Submission deadline: 2026-04-21 23:59

Requirements:

  1. 5-stage multi-agent architecture diagram (roles, artifacts, gates included)
  2. JSON schema definitions for inter-agent artifacts (minimum 3 types)
  3. Dependency DAG design and parallelization tier analysis
  4. Validation gate checklist (per phase)
  5. Error recovery strategy document (3 scenarios)
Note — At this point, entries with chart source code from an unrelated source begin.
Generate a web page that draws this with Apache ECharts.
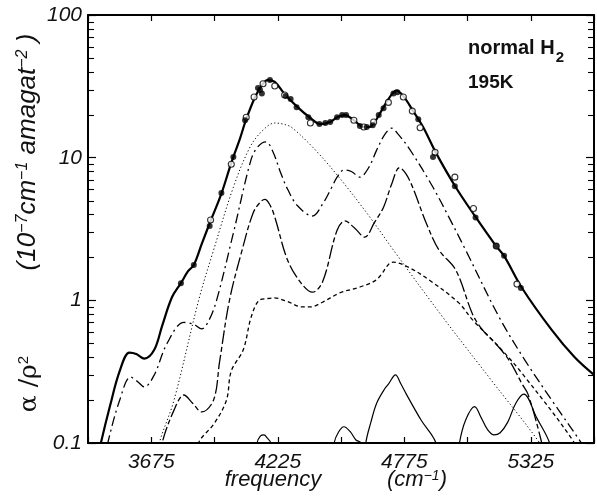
<!DOCTYPE html>
<html>
<head>
<meta charset="utf-8">
<script src="https://cdn.jsdelivr.net/npm/echarts@6/dist/echarts.min.js"></script>
<style>
  html, body { margin: 0; padding: 0; background: #fff; }
  #chart { width: 597px; height: 499px; }
</style>
</head>
<body>
<div id="chart"></div>
<script>
// frequency (cm^-1) / alpha over rho^2
const xMin = 3400, xMax = 5600, xStep = 275;
const labelledTicks = [3675, 4225, 4775, 5325];

const totalCurve = [[3440,0.075],[3456,0.1],[3495,0.18],[3538,0.32],[3580,0.43],[3610,0.42],[3645,0.39],[3688,0.45],
  [3722,0.66],[3765,1.05],[3804,1.32],[3835,1.6],[3860,1.77],[3895,2.5],[3933,3.6],[3980,5.6],[4023,9.2],[4060,13.5],
  [4088,18.6],[4126,26.5],[4155,32],[4180,35],[4212,34],[4255,27.9],[4311,22.6],[4363,19.2],[4410,17.2],[4453,17.8],
  [4483,19.2],[4517,19.9],[4556,18.3],[4599,16.4],[4625,16.4],[4646,17.7],[4685,22.6],[4715,27],[4740,29.5],[4771,27],
  [4814,21.2],[4857,16.4],[4913,10.8],[4999,6.2],[5085,3.84],[5171,2.44],[5209,2.05],[5287,1.22],[5416,0.62],
  [5515,0.4],[5600,0.3]];

const upperDashDot = [[3470,0.07],[3486,0.1],[3538,0.2],[3585,0.29],[3615,0.27],[3645,0.247],[3688,0.3],[3744,0.5],
  [3817,0.7],[3860,0.68],[3894,0.63],[3925,0.72],[3959,1.0],[4032,2.96],[4109,9.7],[4140,12],[4174,12.9],
  [4204,11],[4238,7.8],[4268,6.0],[4311,4.6],[4376,3.9],[4419,4.7],[4460,6.2],[4483,7.3],[4513,8.2],
  [4545,8.0],[4582,7.3],[4620,8.5],[4655,11.3],[4690,14.5],[4720,16.1],[4750,14.5],[4801,11.3],[4900,6.2],[4970,3.8],
  [5042,2.25],[5188,0.76],[5300,0.38],[5416,0.2],[5545,0.1],[5580,0.08]];

const lowerLongDash = [[3710,0.07],[3722,0.1],[3774,0.17],[3817,0.217],[3855,0.19],[3894,0.165],[3946,0.2],[3972,0.37],
  [4015,1.0],[4070,2.25],[4118,4.1],[4150,4.9],[4169,5.1],[4190,4.7],[4212,3.84],[4268,1.91],[4330,1.3],[4376,1.14],
  [4420,1.35],[4483,3.1],[4517,3.6],[4560,3.2],[4603,2.77],[4645,3.5],[4685,4.5],[4720,6.5],[4754,8.5],[4797,7.0],
  [4870,3.5],[4926,2.25],[4999,1.63],[5072,0.8],[5115,0.62],[5171,0.5],[5231,0.38],[5287,0.26],[5313,0.22],
  [5373,0.1],[5390,0.07]];

const dottedCurve = [[3695,0.07],[3710,0.1],[3774,0.2],[3881,1.0],[3946,2.25],[4032,6.2],[4105,11.9],[4161,15.6],
  [4212,17.5],[4260,17],[4290,16.1],[4389,11.3],[4500,7.0],[4625,3.84],[4728,2.25],[4943,0.76],[5150,0.28],
  [5364,0.1],[5390,0.08]];

const shortDashCurve = [[3865,0.07],[3880,0.1],[3950,0.138],[4002,0.2],[4023,0.32],[4075,0.45],[4109,0.76],[4144,1.0],
  [4182,1.03],[4210,1.04],[4268,0.98],[4330,0.9],[4367,0.9],[4420,0.97],[4496,1.13],[4582,1.24],[4655,1.4],
  [4711,1.82],[4728,1.85],[4792,1.71],[4883,1.39],[5012,0.96],[5072,0.73],[5188,0.47],[5300,0.29],[5515,0.1],
  [5540,0.075]];

const thinSolid = [[4120,0.06],[4135,0.1],[4150,0.112],[4165,0.114],[4180,0.108],[4195,0.1],[4210,0.06],
  [4455,0.06],[4470,0.1],[4490,0.12],[4513,0.13],[4540,0.12],[4565,0.105],[4586,0.1],[4596,0.06],
  [4600,0.06],[4608,0.1],[4630,0.14],[4655,0.19],[4690,0.24],[4707,0.26],[4737,0.3],[4760,0.26],[4784,0.22],
  [4848,0.145],[4913,0.1],[4930,0.06],
  [5000,0.06],[5015,0.1],[5042,0.145],[5081,0.18],[5110,0.15],[5136,0.125],[5165,0.114],[5192,0.118],[5225,0.14],
  [5260,0.19],[5295,0.22],[5351,0.15],[5407,0.1],[5420,0.07]];

const openPoints = [[3933,3.66],[4023,9.0],[4088,19.2],[4122,26.6],[4161,33],[4212,31.8],[4255,27.5],[4367,17.5],
  [4556,18.3],[4599,16.4],[4642,17.8],[4706,24.4],[4771,26.6],[4810,21.2],[4844,16.2],[4909,10.9],[4995,7.3],
  [5076,4.4],[5175,2.4],[5265,1.3]];

const filledPoints = [[3804,1.32],[3860,1.77],[3929,3.32],[3980,5.65],[4032,10.1],[4083,18.3],[4139,30.8],[4148,29.8],
  [4156,28.2],[4191,35],[4260,27.1],[4281,25.8],[4307,22.6],[4358,19.2],[4406,17.2],[4432,17.5],[4453,17.8],
  [4483,19.2],[4505,19.9],[4522,19.9],[4582,16.7],[4612,16.4],[4638,16.9],[4664,19.9],[4685,22.2],[4728,28.2],
  [4745,28.8],[4836,18.6],[4900,10.1],[4995,6.3],[5085,3.8],[5175,2.4],[5209,2.05],[5282,1.22]];

const logMinor = [2, 3, 4, 5, 6, 7, 8, 9];
const decades = [0.1, 1, 10];

const font = "'Liberation Sans', Arial, sans-serif";
let myChart = echarts.init(document.getElementById("chart"));

function lineSeries(data, width, type) {
  return {
    type: "line",
    data: data,
    showSymbol: false,
    smooth: 0.35,
    clip: true,
    silent: true,
    lineStyle: { color: "#000", width: width, type: type },
    z: 3
  };
}

const xAxisBase = {
  type: "value",
  min: xMin,
  max: xMax,
  interval: xStep,
  splitLine: { show: false },
  axisLine: { lineStyle: { color: "#000", width: 2 } },
  axisTick: { inside: true, length: 6, lineStyle: { color: "#000", width: 1.2 } }
};
const yAxisBase = {
  type: "log",
  logBase: 10,
  min: 0.1,
  max: 100,
  splitLine: { show: false },
  axisLine: { lineStyle: { color: "#000", width: 2 } },
  axisTick: { inside: true, length: 8, lineStyle: { color: "#000", width: 1.2 } }
};

const option = {
  animation: false,
  grid: { left: 88, right: -3, top: 15, bottom: 56 },
  xAxis: [
    Object.assign({}, xAxisBase, {
      position: "bottom",
      axisLabel: {
        margin: 9,
        fontFamily: font, fontStyle: "italic", fontSize: 21, color: "#111",
        formatter: v => labelledTicks.includes(v) ? String(v) : ""
      }
    }),
    Object.assign({}, xAxisBase, { position: "top", axisLabel: { show: false } })
  ],
  yAxis: [
    Object.assign({}, yAxisBase, {
      position: "left",
      axisLabel: { margin: 6, fontFamily: font, fontStyle: "italic", fontSize: 21, color: "#111" }
    }),
    Object.assign({}, yAxisBase, { position: "right", axisLabel: { show: false } })
  ],
  series: [
    lineSeries(totalCurve, 2.2, "solid"),
    lineSeries(upperDashDot, 1.3, [10, 4, 2, 4]),
    lineSeries(lowerLongDash, 1.3, [14, 3, 5, 3]),
    lineSeries(dottedCurve, 1, [1.2, 2.4]),
    lineSeries(shortDashCurve, 1.3, [4, 3]),
    lineSeries(thinSolid, 1.2, "solid"),
    {
      type: "scatter", data: openPoints, symbol: "circle", symbolSize: 6, silent: true, z: 5,
      itemStyle: { color: "#fff", borderColor: "#000", borderWidth: 1.1 }
    },
    {
      type: "scatter", data: filledPoints, symbol: "circle", symbolSize: 6, silent: true, z: 6,
      itemStyle: { color: "#000" }
    }
  ]
};
myChart.setOption(option);

// minor log ticks (2..9 in each decade) on both vertical axes, and the text
const leftX = myChart.convertToPixel({ xAxisIndex: 0 }, xMin);
const rightX = myChart.convertToPixel({ xAxisIndex: 0 }, xMax);
const ticks = [];
decades.forEach(d => {
  logMinor.forEach(m => {
    const y = Math.round(myChart.convertToPixel({ yAxisIndex: 0 }, m * d)) + 0.5;
    ticks.push({ type: "line", silent: true, shape: { x1: leftX, y1: y, x2: leftX + 6, y2: y },
      style: { stroke: "#000", lineWidth: 1.1 } });
    ticks.push({ type: "line", silent: true, shape: { x1: rightX, y1: y, x2: rightX - 6, y2: y },
      style: { stroke: "#000", lineWidth: 1.1 } });
  });
});

const texts = [
  {
    type: "text", x: 468, y: 48, silent: true,
    style: {
      text: "{b|normal H}{s|2}",
      rich: {
        b: { fontFamily: font, fontWeight: "bold", fontSize: 20, fill: "#111" },
        s: { fontFamily: font, fontWeight: "bold", fontSize: 15, fill: "#111", verticalAlign: "bottom", padding: [0, 0, -7, 1] }
      },
      verticalAlign: "middle"
    }
  },
  {
    type: "text", x: 468, y: 83, silent: true,
    style: { text: "195K", fontFamily: font, fontWeight: "bold", fontSize: 19, fill: "#111", verticalAlign: "middle" }
  },
  {
    type: "text", x: 273, y: 480, silent: true,
    style: { text: "frequency", fontFamily: font, fontStyle: "italic", fontSize: 22, fill: "#111",
      align: "center", verticalAlign: "middle" }
  },
  {
    type: "text", x: 417, y: 480, silent: true,
    style: {
      text: "{a|(cm}{s|−1}{a|)}",
      rich: {
        a: { fontFamily: font, fontStyle: "italic", fontSize: 22, fill: "#111" },
        s: { fontFamily: font, fontStyle: "italic", fontSize: 14, fill: "#111", verticalAlign: "top" }
      },
      align: "center", verticalAlign: "middle"
    }
  },
  {
    type: "text", x: 28, y: 152, rotation: Math.PI / 2, silent: true,
    style: {
      text: "{a|(10}{s|−7}{a|cm}{s|−1}{a| amagat}{s|−2}{a| )}",
      rich: {
        a: { fontFamily: font, fontStyle: "italic", fontSize: 26, fill: "#111" },
        s: { fontFamily: font, fontStyle: "italic", fontSize: 16, fill: "#111", verticalAlign: "top" }
      },
      align: "center", verticalAlign: "middle"
    }
  },
  {
    type: "text", x: 29, y: 384, rotation: Math.PI / 2, silent: true,
    style: {
      text: "{a|α /ρ}{s|2}",
      rich: {
        a: { fontFamily: "'DejaVu Serif', serif", fontSize: 25, fill: "#111" },
        s: { fontFamily: font, fontSize: 15, fill: "#111", verticalAlign: "top" }
      },
      align: "center", verticalAlign: "middle"
    }
  }
];

myChart.setOption({ graphic: ticks.concat(texts) });
</script>
</body>
</html>
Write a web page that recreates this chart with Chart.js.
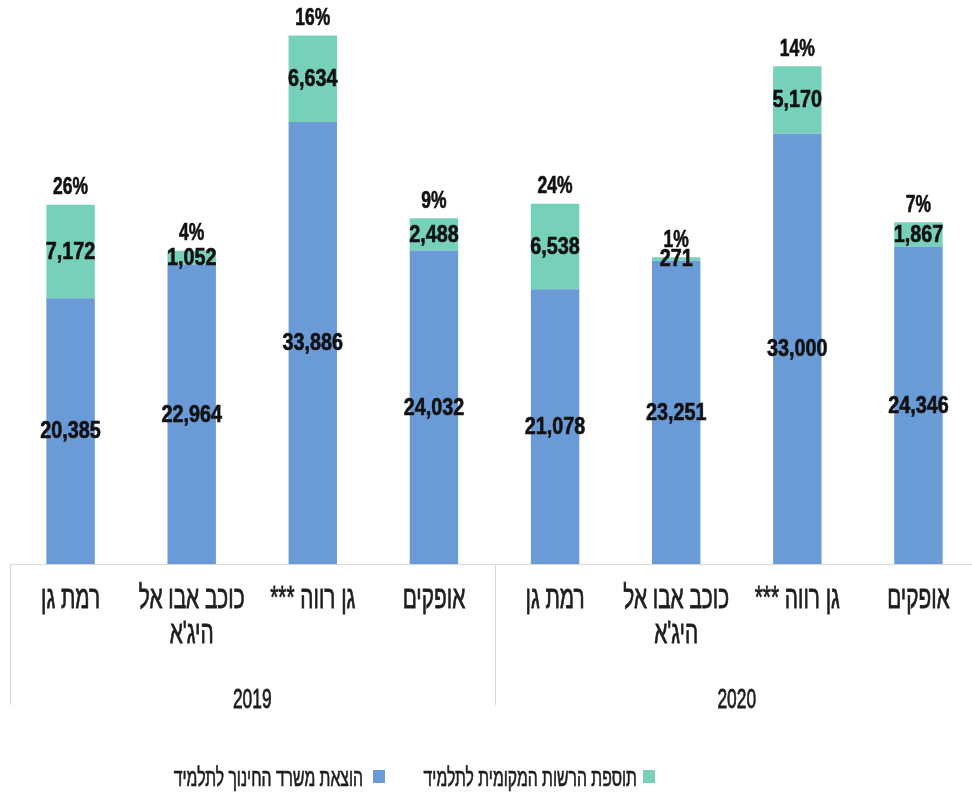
<!DOCTYPE html>
<html lang="he">
<head>
<meta charset="utf-8">
<script src="https://cdn.jsdelivr.net/npm/chart.js@4.4.1/dist/chart.umd.min.js"></script>
<style>
  html, body { margin: 0; padding: 0; background: #fff; overflow: hidden; }
  #wrap { position: relative; width: 979px; height: 792px; }
</style>
</head>
<body>
<div id="wrap"><canvas id="c" dir="rtl"></canvas></div>
<script>
// ---- data ----
const categories = [
  ['רמת גן'], ['כוכב אבו אל', "היג'א"], ['גן רווה ***'], ['אופקים'],
  ['רמת גן'], ['כוכב אבו אל', "היג'א"], ['גן רווה ***'], ['אופקים']
];
const years = ['2019', '2020'];
const ministryPerStudent = [20385, 22964, 33886, 24032, 21078, 23251, 33000, 24346];
const localAddition = [7172, 1052, 6634, 2488, 6538, 271, 5170, 1867];
const localShareLabels = ['26%', '4%', '16%', '9%', '24%', '1%', '14%', '7%'];
const seriesNames = ['הוצאת משרד החינוך לתלמיד', 'תוספת הרשות המקומית לתלמיד'];

const BLUE = '#6a9bd6';
const GREEN = '#77d0ba';
const FONT = '"Liberation Sans", Arial, sans-serif';

// draw text horizontally condensed (reference uses a narrow typeface)
function drawText(ctx, text, x, y, sx, align, dir, baseline, weight) {
  ctx.save();
  ctx.translate(x, y);
  ctx.scale(sx, 1);
  ctx.textAlign = align;
  ctx.direction = dir || 'ltr';
  ctx.textBaseline = baseline || 'middle';
  ctx.fillText(text, 0, 0);
  if (weight) {
    ctx.strokeStyle = ctx.fillStyle;
    ctx.lineWidth = weight;
    ctx.strokeText(text, 0, 0);
  }
  ctx.restore();
}

const labelPlugin = {
  id: 'valueLabels',
  afterDatasetsDraw(chart) {
    const ctx = chart.ctx;
    ctx.save();
    ctx.fillStyle = '#111';
    ctx.font = 'bold 23px ' + FONT;
    chart.data.datasets.forEach((ds, di) => {
      const meta = chart.getDatasetMeta(di);
      meta.data.forEach((el, i) => {
        const v = ds.data[i];
        const cy = (el.y + el.base) / 2;
        drawText(ctx, v.toLocaleString('en-US'), el.x, cy + 1, 0.86, 'center', 'ltr', 'middle', 0.6);
      });
    });
    const top = chart.getDatasetMeta(chart.data.datasets.length - 1);
    top.data.forEach((el, i) => {
      drawText(ctx, localShareLabels[i], el.x, el.y - 17, 0.76, 'center', 'ltr', 'middle', 0.6);
    });
    ctx.restore();
  }
};

const groupPlugin = {
  id: 'groups',
  afterDraw(chart) {
    const ctx = chart.ctx;
    const xs = chart.scales.x;
    const area = chart.chartArea;
    const mid = (xs.getPixelForValue(3) + xs.getPixelForValue(4)) / 2;
    ctx.save();
    ctx.strokeStyle = '#d9d9d9';
    ctx.lineWidth = 1;
    [area.left, mid, area.right].forEach(x => {
      const px = Math.round(x) + 0.5;
      ctx.beginPath();
      ctx.moveTo(px, area.bottom);
      ctx.lineTo(px, 705);
      ctx.stroke();
    });

    // category labels
    ctx.fillStyle = '#1e1e1e';
    ctx.font = '32px ' + FONT;
    chart.data.labels.forEach((lab, i) => {
      const x = xs.getPixelForValue(i);
      lab.forEach((line, li) => {
        drawText(ctx, line, x, 608 + li * 35, 0.65, 'center', 'rtl', 'alphabetic', 0.8);
      });
    });

    // group (year) labels
    ctx.font = '28px ' + FONT;
    drawText(ctx, years[0], (area.left + mid) / 2, 708, 0.62, 'center', 'ltr', 'alphabetic', 0.8);
    drawText(ctx, years[1], (mid + area.right) / 2, 708, 0.62, 'center', 'ltr', 'alphabetic', 0.8);

    // legend
    ctx.font = '25px ' + FONT;
    const items = [
      { color: GREEN, text: seriesNames[1], sq: 643, tx: 637 },
      { color: BLUE, text: seriesNames[0], sq: 373, tx: 363 }
    ];
    items.forEach(it => {
      ctx.fillStyle = it.color;
      ctx.fillRect(it.sq, 770, 12, 13);
      ctx.fillStyle = '#1e1e1e';
      drawText(ctx, it.text, it.tx, 786, 0.63, 'right', 'rtl', 'alphabetic', 0.7);
    });
    ctx.restore();
  }
};

new Chart(document.getElementById('c'), {
  type: 'bar',
  data: {
    labels: categories,
    datasets: [
      { label: seriesNames[0], data: ministryPerStudent, backgroundColor: BLUE,
        barPercentage: 0.4, categoryPercentage: 1.0 },
      { label: seriesNames[1], data: localAddition, backgroundColor: GREEN,
        barPercentage: 0.4, categoryPercentage: 1.0 }
    ]
  },
  options: {
    responsive: true,
    maintainAspectRatio: false,
    animation: false,
    layout: { padding: { left: 10, right: 0, top: 0, bottom: 0 } },
    plugins: { legend: { display: false }, tooltip: { enabled: false } },
    scales: {
      x: {
        stacked: true,
        grid: { display: false },
        border: { display: true, color: '#d9d9d9', width: 1 },
        ticks: { display: false },
        afterFit(scale) { scale.height = 228; }
      },
      y: {
        stacked: true,
        display: false,
        min: 0,
        max: 43250
      }
    }
  },
  plugins: [labelPlugin, groupPlugin]
});
</script>
</body>
</html>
  1. Multi-Agent SDLC = role separation + structured handoffs + gated validation: The core is not simply running multiple agents, but assigning each agent a clear role and artifact contract.
  2. Bag of agents is harmful: DeepMind research — an unstructured agent collection amplifies errors 17.2×. Central coordination reduces this to 4.4×.
  3. The harness matters as much as the model: On SWE-Bench Pro, the same model shows a 10-percentage-point performance difference depending on scaffolding.
  4. Artifacts replace messages: Instead of direct messages between agents, structured files (requirement.md, TASK-xxx.md, pipeline-state.json) carry the handoffs.
  5. Gated pipeline: A validation gate at each phase transition. Maximum 3 retries before human escalation.
  6. Parallelization is controlled by the dependency DAG: Tier 0 (no dependencies) runs in parallel; Tier N (waits for Tier N-1) runs sequentially.
  7. Knowledge management completes the feedback loop: The domain/component tags in LESSON files automatically inject past lessons into future specs and architectures.
  8. 3-layer protocol stack: MCP (agent↔tools) + A2A (agent↔agent) + AG-UI (agent↔user) = the TCP/IP of agentic AI. MCP transitioning to Streamable HTTP (SSE deprecated 2026-06-30).
  9. Managed Agents as a third option: Anthropic cloud-hosted ($0.08/session-hour). Full pipeline (custom) vs native tools (lightweight) vs Managed Agents (enterprise) — a three-way spectrum.